**To do**
Without the pictures, output the lines of the material from the very first through the one that holds "inner xsep=#2pt, text".

**Provided data**
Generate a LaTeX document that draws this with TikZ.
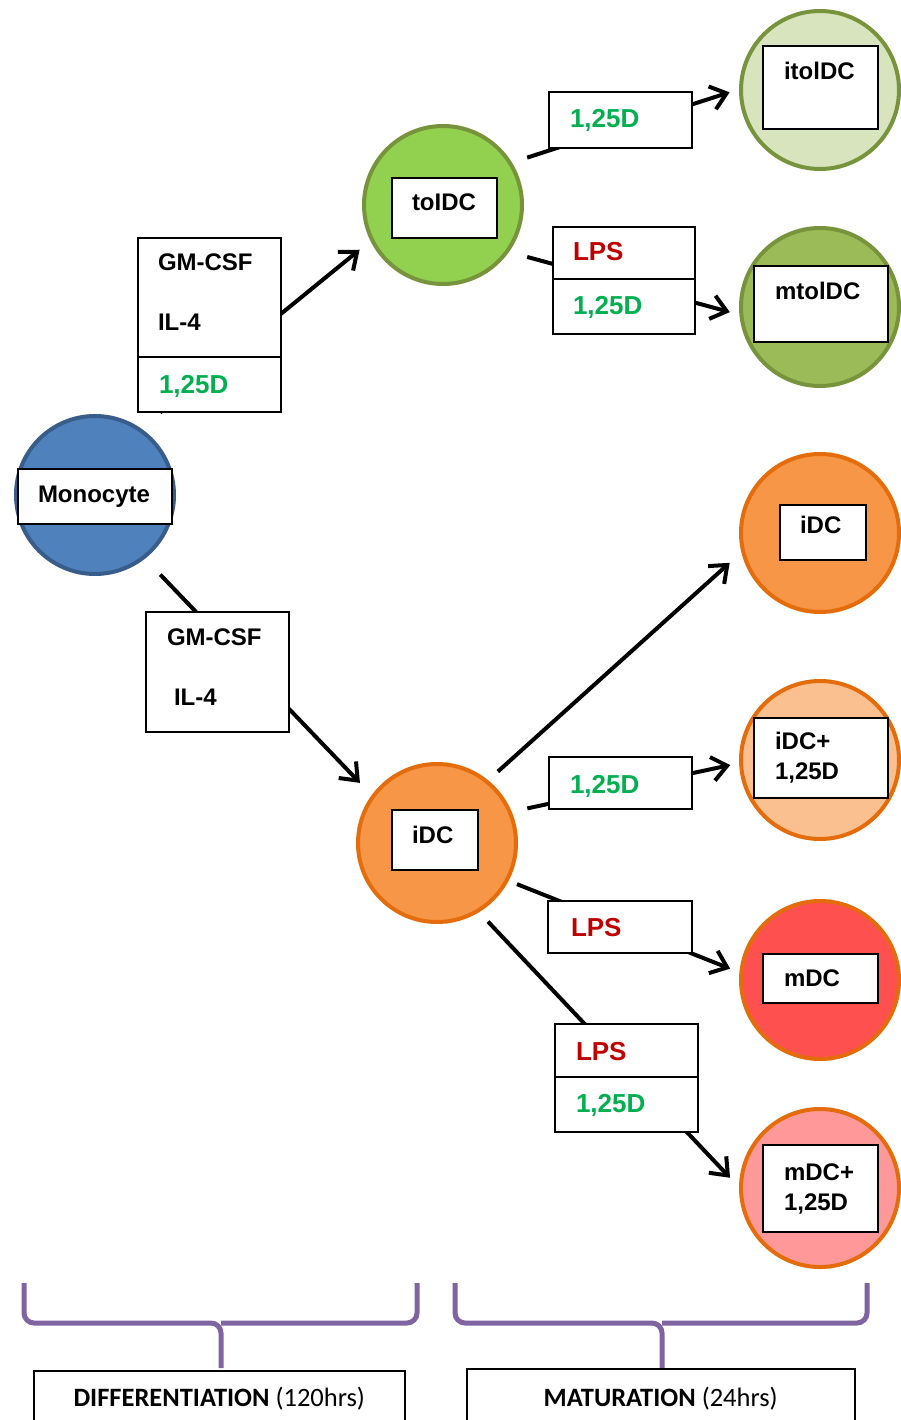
\documentclass[tikz,border=0pt]{standalone}
\usepackage{fontspec}
\setmainfont{Liberation Sans}
\newfontfamily\stagefont{Carlito}
\usepackage{tikz}
\usetikzlibrary{positioning}
\usetikzlibrary{arrows.meta}
\usetikzlibrary{backgrounds}

\definecolor{monofill}{HTML}{4F81BD}
\definecolor{monoline}{HTML}{385D8A}
\definecolor{tolfill}{HTML}{92D050}
\definecolor{itolfill}{HTML}{D7E4BD}
\definecolor{mtolfill}{HTML}{9BBB59}
\definecolor{oliveline}{HTML}{77933C}
\definecolor{idcfill}{HTML}{F79646}
\definecolor{idcpfill}{HTML}{FAC090}
\definecolor{mdcfill}{HTML}{FF5050}
\definecolor{mdcpfill}{HTML}{FF9999}
\definecolor{orangeline}{HTML}{E46C0A}
\definecolor{vitd}{HTML}{00B050}
\definecolor{lpsred}{HTML}{C00000}
\definecolor{stageline}{HTML}{8064A2}

\newcommand{\cellfnt}{\fontsize{24}{30}\selectfont\bfseries}
\newcommand{\drugfnt}{\fontsize{26}{30}\selectfont\bfseries}

\tikzset{tagsize/.style n args={4}{text width=#1pt, inner xsep=#2pt, text height=#3pt, text depth=#4pt}}

\begin{document}
\begin{tikzpicture}[
            x = 1pt, y = -1pt, % pixel grid, y goes down
            > = {Straight Barb[length=15pt,width=24pt]}, % arrow head style
            line join = miter
        ]

        \tikzstyle{cell}=[
            circle,
            minimum size = 158pt,
            inner sep = 0pt,
            outer sep = 0pt,
            line width = 4pt
        ]
        \tikzstyle{tag}=[draw, fill=white, line width=1.5pt, inner ysep=0pt, outer sep=0pt, align=left, anchor=north west]
        \tikzstyle{cellname}=[tag, font=\cellfnt]
        \tikzstyle{drugtag}=[tag, font=\drugfnt, text=vitd]
        \tikzstyle{lpstag}=[tag, font=\drugfnt, text=lpsred]
        \tikzstyle{link}=[line width=4pt, ->]
        \tikzstyle{stage}=[draw=stageline, line width=5pt, rounded corners=10pt]

        \useasboundingbox (0,0) rectangle (901,1420);

	% cells
        \node[cell, fill=monofill, draw=monoline] (mono) at (95,495) {};
        \node[cellname, tagsize={114}{20}{33}{22}] (monobox) at (18,469) {Monocyte};

        \node[cell, fill=tolfill, draw=oliveline] (toldc) at (443,205) {};
        \node[cellname, tagsize={65}{20}{33}{27}] (toldcbox) at (392,178) {toIDC};

        \node[cell, fill=idcfill, draw=orangeline] (idc) at (437,843) {};
        \node[cellname, tagsize={46}{20}{33}{27}] (idcbox) at (392,810) {iDC};

         % mature cells
        \node[cell, fill=itolfill, draw=oliveline] (itoldc) at (820,90) {};
        \node[cellname, tagsize={73}{21}{34}{49}] (itoldcbox) at (763,46) {itolDC};

        \node[cell, fill=mtolfill, draw=oliveline] (mtoldc) at (820,307) {};
        \node[cellname, tagsize={92}{21}{33}{43}] (mtoldcbox) at (754,266) {mtolDC};

        \node[cell, fill=idcfill, draw=orangeline] (idcr) at (820,533) {};
        \node[cellname, tagsize={46}{20}{28}{27}] (idcrbox) at (780,505) {iDC};

        \node[cell, fill=idcpfill, draw=orangeline] (idcp) at (820,760) {};
        \node[cellname, text width=92pt, inner xsep=21pt, minimum height=80pt] (idcpbox) at (754,718) {iDC+\\1,25D};

        \node[cell, fill=mdcfill, draw=orangeline] (mdc) at (820,980) {};
        \node[cellname, tagsize={73}{21}{32}{17}] (mdcbox) at (763,954) {mDC};

        \node[cell, fill=mdcpfill, draw=orangeline] (mdcp) at (820,1188) {};
        \node[cellname, text width=73pt, inner xsep=21pt, minimum height=87pt] (mdcpbox) at (763,1145) {mDC+\\1,25D};

         % stimuli
        \node[cellname, text width=103pt, inner xsep=20pt, minimum height=119pt] (gm1) at (138,238) {GM-CSF\\[30pt]IL-4\\[-20pt]\mbox{}};
        \node[drugtag, tagsize={101}{21}{36}{19}, anchor=north, below=0pt of gm1] (vd1) {1,25D};

        \node[cellname, text width=101pt, inner xsep=21pt, minimum height=120pt] (gm2) at (146,612) {GM-CSF\\[30pt]\hspace*{7pt}IL-4\\[-20pt]\mbox{}};

        \node[drugtag, tagsize={101}{21}{36}{20}] (vd2) at (549,92) {1,25D};

        \node[lpstag, tagsize={102}{20}{34}{18}] (lps1) at (553,227) {LPS};
        \node[drugtag, tagsize={102}{20}{35}{20}, anchor=north, below=0pt of lps1] (vd3) {1,25D};

        \node[drugtag, tagsize={101}{21}{36}{16}] (vd4) at (549,757) {1,25D};

        \node[lpstag, tagsize={98}{23}{35}{17}] (lps2) at (548,901) {LPS};

        \node[lpstag, tagsize={101}{21}{36}{17}] (lps3) at (555,1024) {LPS};
        \node[drugtag, tagsize={101}{21}{35}{20}, anchor=north, below=0pt of lps3] (vd5) {1,25D};

         % arrows
   \begin{scope}[on background layer]
        \draw[link, shorten <=27pt, shorten >=16pt] (mono.56) -- (toldc.206);
        \draw[link, shorten <=24pt, shorten >=19pt] (mono.-52) -- (idc.144);
        \draw[link, shorten <=18pt, shorten >=12pt] (toldc.32) -- (itoldc.179);
        \draw[link, shorten <=21pt, shorten >=12pt] (toldc.-36) -- (mtoldc.186);
        \draw[link, shorten <=15pt, shorten >=18pt] (idc.51) -- (idcr.193);
        \draw[link, shorten <=18pt, shorten >=11pt] (idc.23) -- (idcp.182);
        \draw[link, shorten <=11pt, shorten >=12pt] (idc.-28) -- (mdc.175);
        \draw[link, shorten <=15pt, shorten >=16pt] (idc.-59) -- (mdcp.181);
   \end{scope}

         % stages
        \draw[stage] (24,1283) -- (24,1323) -- (221,1323) -- (221,1368);
        \draw[stage] (417,1283) -- (417,1323) -- (221,1323);
        \draw[stage] (455,1283) -- (455,1323) -- (662,1323) -- (662,1368);
        \draw[stage] (867,1283) -- (867,1323) -- (662,1323);

        \node[draw, line width=1.5pt, anchor=north west, inner sep=0pt, minimum width=371pt, text height=36pt, text depth=24pt, font=\stagefont\fontsize{26.5}{30}\selectfont] (diff) at (33,1370) {\textbf{DIFFERENTIATION} (120hrs)};
        \node[draw, line width=1.5pt, anchor=north west, inner sep=0pt, minimum width=388pt, text height=38pt, text depth=24pt, font=\stagefont\fontsize{26.5}{30}\selectfont] (matur) at (466,1368) {\textbf{MATURATION} (24hrs)};

  \end{tikzpicture}
\end{document}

**Task solution**
Generate a LaTeX document that draws this with TikZ.
\documentclass[tikz,border=0pt]{standalone}
\usepackage{fontspec}
\setmainfont{Liberation Sans}
\newfontfamily\stagefont{Carlito}
\usepackage{tikz}
\usetikzlibrary{positioning}
\usetikzlibrary{arrows.meta}
\usetikzlibrary{backgrounds}

\definecolor{monofill}{HTML}{4F81BD}
\definecolor{monoline}{HTML}{385D8A}
\definecolor{tolfill}{HTML}{92D050}
\definecolor{itolfill}{HTML}{D7E4BD}
\definecolor{mtolfill}{HTML}{9BBB59}
\definecolor{oliveline}{HTML}{77933C}
\definecolor{idcfill}{HTML}{F79646}
\definecolor{idcpfill}{HTML}{FAC090}
\definecolor{mdcfill}{HTML}{FF5050}
\definecolor{mdcpfill}{HTML}{FF9999}
\definecolor{orangeline}{HTML}{E46C0A}
\definecolor{vitd}{HTML}{00B050}
\definecolor{lpsred}{HTML}{C00000}
\definecolor{stageline}{HTML}{8064A2}

\newcommand{\cellfnt}{\fontsize{24}{30}\selectfont\bfseries}
\newcommand{\drugfnt}{\fontsize{26}{30}\selectfont\bfseries}

\tikzset{tagsize/.style n args={4}{text width=#1pt, inner xsep=#2pt, text height=#3pt, text depth=#4pt}}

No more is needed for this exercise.